### What is needed
Copy everything from the line with "Output the LaTeX" down to the line with "width=2.8pt,dash pattern=on 0pt", inclusive of both, exactly as written; leave out all pictures.

»»

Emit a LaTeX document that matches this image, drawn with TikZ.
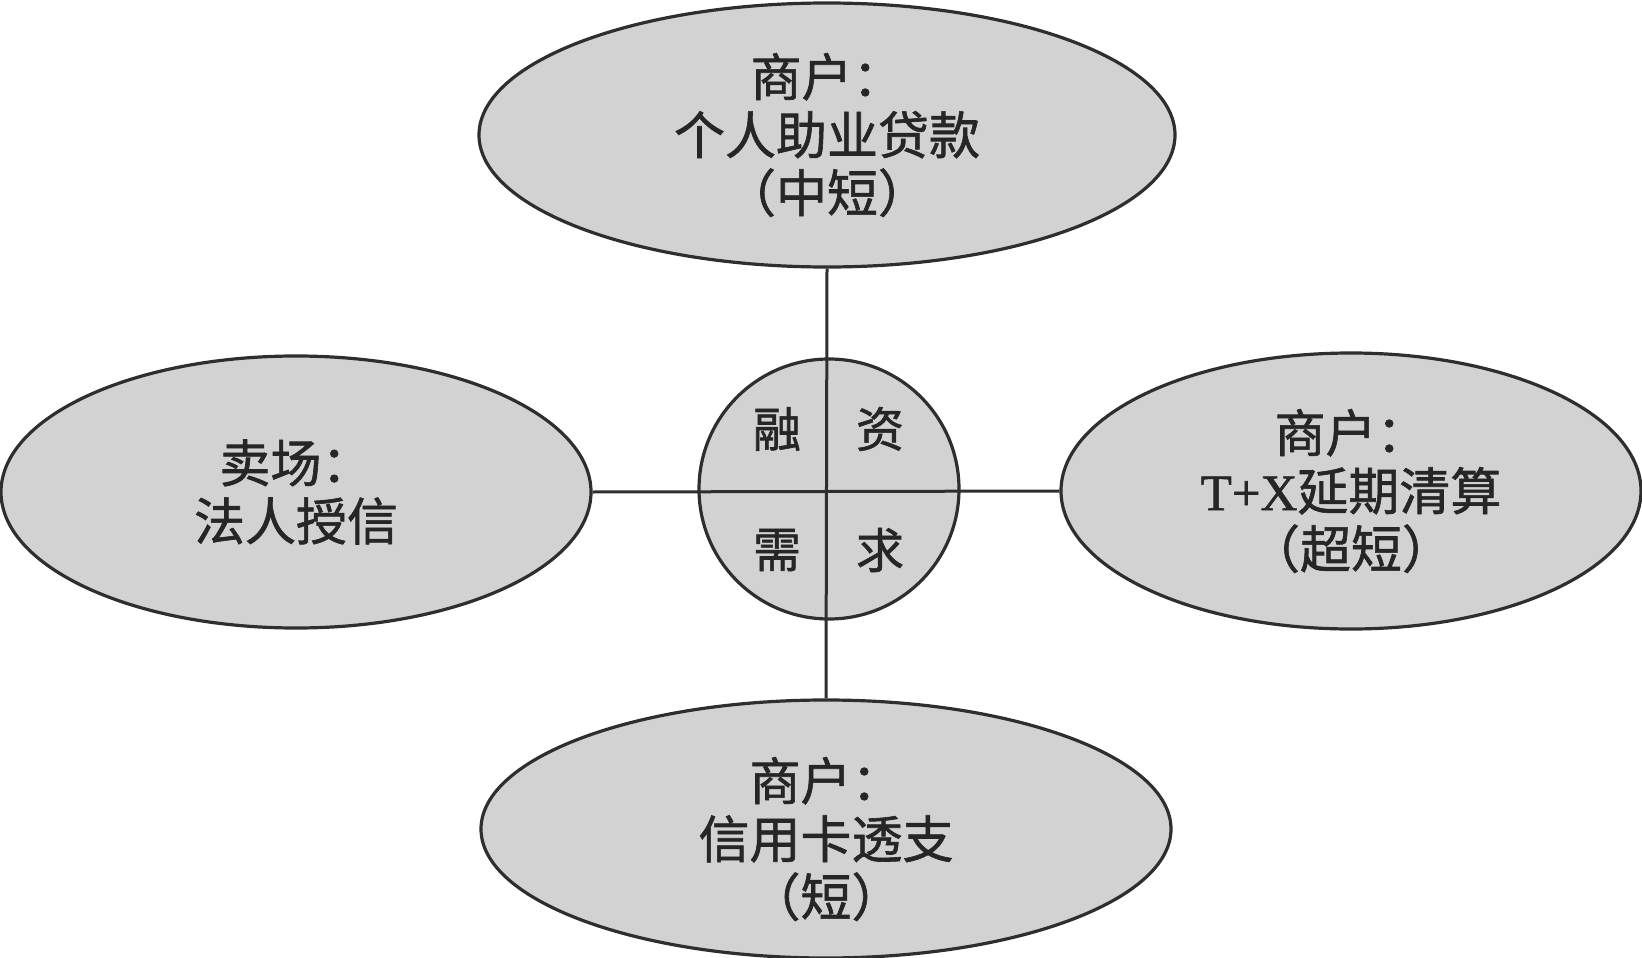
\documentclass[tikz,border=0pt]{standalone}
\usepackage{fontspec}
\newfontfamily\cjk[FakeBold=1.2]{Noto Sans CJK SC}
\newfontfamily\latinserif[FakeBold=1.2]{Liberation Serif}
\usetikzlibrary{shapes.geometric}
\definecolor{fillgray}{HTML}{D2D2D2}
\definecolor{linegray}{HTML}{2E2E2E}
\definecolor{textgray}{HTML}{262626}
\tikzset{
  oval/.style={ellipse, draw=linegray, line width=3.2pt, fill=fillgray, inner sep=0pt,
    text=textgray, align=center, font=\cjk\fontsize{51}{58}\selectfont},
  hub/.style={circle, draw=linegray, line width=3.2pt, fill=fillgray, inner sep=0pt},
  hubtext/.style={text=textgray, font=\cjk\fontsize{48}{50}\selectfont, inner sep=0pt},
  link/.style={draw=linegray, line width=3pt}
}
\begin{document}
\begin{tikzpicture}[x=1pt, y=-1pt]
\useasboundingbox (0,0) rectangle (1642,958);
\node[oval, minimum width=696pt, minimum height=264pt] (top) at (827,135) {商户：\\个人助业贷款\\（中短）};
\node[oval, minimum width=590pt, minimum height=272pt] (left) at (296,492) {卖场：\\法人授信};
\node[oval, minimum width=580pt, minimum height=276pt] (right) at (1351,491) {商户：\\{\latinserif T+X}延期清算\\（超短）};
\node[oval, minimum width=690pt, minimum height=258pt] (bottom) at (826,829) {};
\node[text=textgray, align=center, font=\cjk\fontsize{51}{58}\selectfont] (bottomtext) at (826,839) {商户：\\信用卡透支\\（短）};
\node[hub, minimum size=260pt] (hub) at (829,489) {};
\draw[link] (top.south) -- (bottom.north);
\draw[link] (left.east) -- (right.west);
\node[hubtext] (rong) at (777,429) {融};
\node[hubtext] (zi) at (880,429) {资};
\node[hubtext] (xu) at (777,550) {需};
\node[hubtext] (qiu) at (880,550) {求};
\end{tikzpicture}
\end{document}
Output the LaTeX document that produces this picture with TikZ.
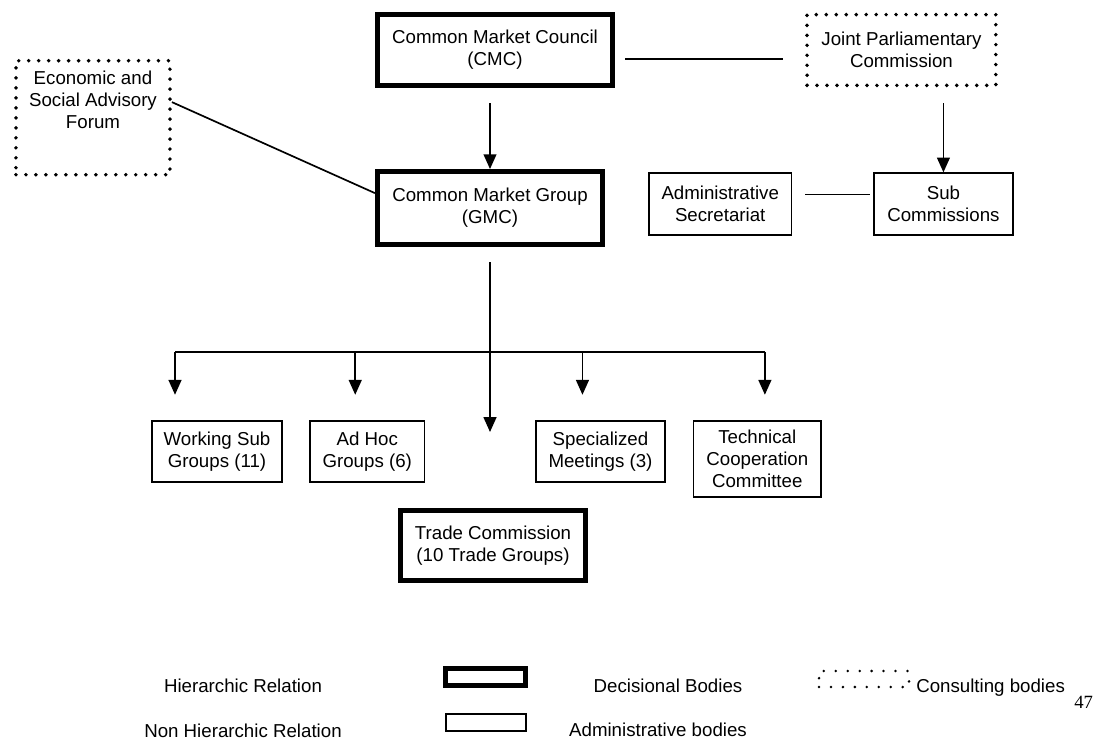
\documentclass[tikz,border=0pt]{standalone}
\usepackage{fontspec}
\setmainfont{Liberation Sans}
\newfontfamily\pagefont{Liberation Serif}
\usetikzlibrary{arrows.meta,positioning,calc}
\tikzset{orgbox/.style={align=center,font=\fontsize{13.3}{15.6}\selectfont,inner sep=1mm},decision/.style={orgbox,draw,line width=3.5pt},admin/.style={orgbox,draw,line width=1.3pt},consult/.style={orgbox,draw,line width=2.8pt,dash pattern=on 0pt off 7.1pt,line cap=round},arr/.style={-{Triangle[length=3.7mm,width=3.2mm]},line width=1.2pt},link/.style={line width=1.2pt},legtext/.style={font=\fontsize{13.3}{15.6}\selectfont,anchor=base,inner sep=0pt}}

\begin{document}
\begin{tikzpicture}
\useasboundingbox (0,0) rectangle (275.75mm,-184.75mm);
\node[decision,minimum width=58.8mm,minimum height=17.8mm] (cmc) at (123.75mm,-12.5mm) {Common Market Council\\(CMC)};
\node[decision,minimum width=56.3mm,minimum height=18.3mm,below=20.25mm of cmc,xshift=-1.25mm] (gmc) {Common Market Group\\(GMC)};
\node[consult,minimum width=47.2mm,minimum height=17.7mm,right=47.5mm of cmc] (jpc) {Joint Parliamentary\\Commission};
\node[consult,minimum width=38.5mm,minimum height=28.5mm,left=50.75mm of gmc,yshift=22.6mm,label={[orgbox,anchor=north,yshift=-2mm]north:Economic and\\Social Advisory\\Forum}] (esaf) {};
\node[admin,minimum width=34.6mm,minimum height=15.4mm,below=21.25mm of jpc,xshift=10.5mm] (subc) {Sub\\Commissions};
\node[admin,minimum width=35.6mm,minimum height=15.4mm,left=20.25mm of subc] (secr) {Administrative\\Secretariat};
% working bodies under the group
\node[admin,minimum width=32.6mm,minimum height=15.4mm] (wsg) at (54.25mm,-112.875mm) {Working Sub\\Groups (11)};
\node[admin,minimum width=28.6mm,minimum height=15.4mm,right=6.5mm of wsg] (adhoc) {Ad Hoc\\Groups (6)};
\node[admin,minimum width=32.1mm,minimum height=15.4mm,right=27.5mm of adhoc] (spec) {Specialized\\Meetings (3)};
\node[admin,minimum width=31.9mm,minimum height=19.1mm,right=6.75mm of spec,yshift=-1.85mm] (tcc) {Technical\\Cooperation\\Committee};
\node[decision,minimum width=46.3mm,minimum height=17.5mm,anchor=north] (trade) at (123.25mm,-127mm) {Trade Commission\\(10 Trade Groups)};
\draw[arr] ($(cmc.south -| gmc.north)+(0,-3.75mm)$) -- (gmc.north);
\draw[arr] ($(jpc.south -| subc.north)+(0,-4mm)$) -- (subc.north);
\draw[link] ($(cmc.east)+(2.5mm,-2.25mm)$) -- ($(jpc.west)+(-5.5mm,-2.25mm)$);
\draw[link] ($(secr.east)+(3.25mm,2.4mm)$) -- ($(subc.west)+(-0.75mm,2.4mm)$);
\draw[link] ($(esaf.east)+(0,3.9mm)$) -- ($(gmc.west)+(0,3.75mm)$);
\draw[arr] ($(gmc.south)+(0,-3.75mm)$) -- ($(gmc.south |- trade.north)+(0,19mm)$);
\draw[link] ($(wsg.north)+(-10.5mm,17mm)$) -- ($(wsg.north -| tcc.north)+(1.9mm,17mm)$);
\foreach \body/\dx in {wsg/-10.5mm,adhoc/-3mm,spec/-4.5mm,tcc/1.9mm}
  \draw[arr] ($(\body.north)+(\dx,17mm)$) -- ($(\body.north)+(\dx,6.25mm)$);
% legend
\node[legtext] (hier) at (60.75mm,-173mm) {Hierarchic Relation};
\node[legtext] (nonhier) at (60.75mm,-184.25mm) {Non Hierarchic Relation};
\node[decision,minimum width=20mm,minimum height=4.3mm,inner sep=0pt] (legdec) at (121.4mm,-169.25mm) {};
\node[admin,minimum width=20.15mm,minimum height=4.4mm,inner sep=0pt] (legadm) at (121.5mm,-180.6mm) {};
\node[legtext] (dectext) at (167mm,-173mm) {Decisional Bodies};
\node[legtext] (admtext) at (164.5mm,-184.2mm) {Administrative bodies};
\node[consult,line width=2pt,dash pattern=on 0pt off 8.5pt,minimum width=22.5mm,minimum height=4mm,inner sep=0pt] (legcon) at (216mm,-169.75mm) {};
\node[legtext,anchor=base west] (context) at (229mm,-173mm) {Consulting bodies};
\node[font=\pagefont\fontsize{13.3}{15.6}\selectfont,anchor=base west,inner sep=0pt] (pagenum) at (268.5mm,-177mm) {47};
\end{tikzpicture}
\end{document}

««

### Output for this exercise
Output the LaTeX document that produces this picture with TikZ.
\documentclass[tikz,border=0pt]{standalone}
\usepackage{fontspec}
\setmainfont{Liberation Sans}
\newfontfamily\pagefont{Liberation Serif}
\usetikzlibrary{arrows.meta,positioning,calc}
\tikzset{orgbox/.style={align=center,font=\fontsize{13.3}{15.6}\selectfont,inner sep=1mm},decision/.style={orgbox,draw,line width=3.5pt},admin/.style={orgbox,draw,line width=1.3pt},consult/.style={orgbox,draw,line width=2.8pt,dash pattern=on 0pt off 7.1pt,line cap=round},arr/.style={-{Triangle[length=3.7mm,width=3.2mm]},line width=1.2pt},link/.style={line width=1.2pt},legtext/.style={font=\fontsize{13.3}{15.6}\selectfont,anchor=base,inner sep=0pt}}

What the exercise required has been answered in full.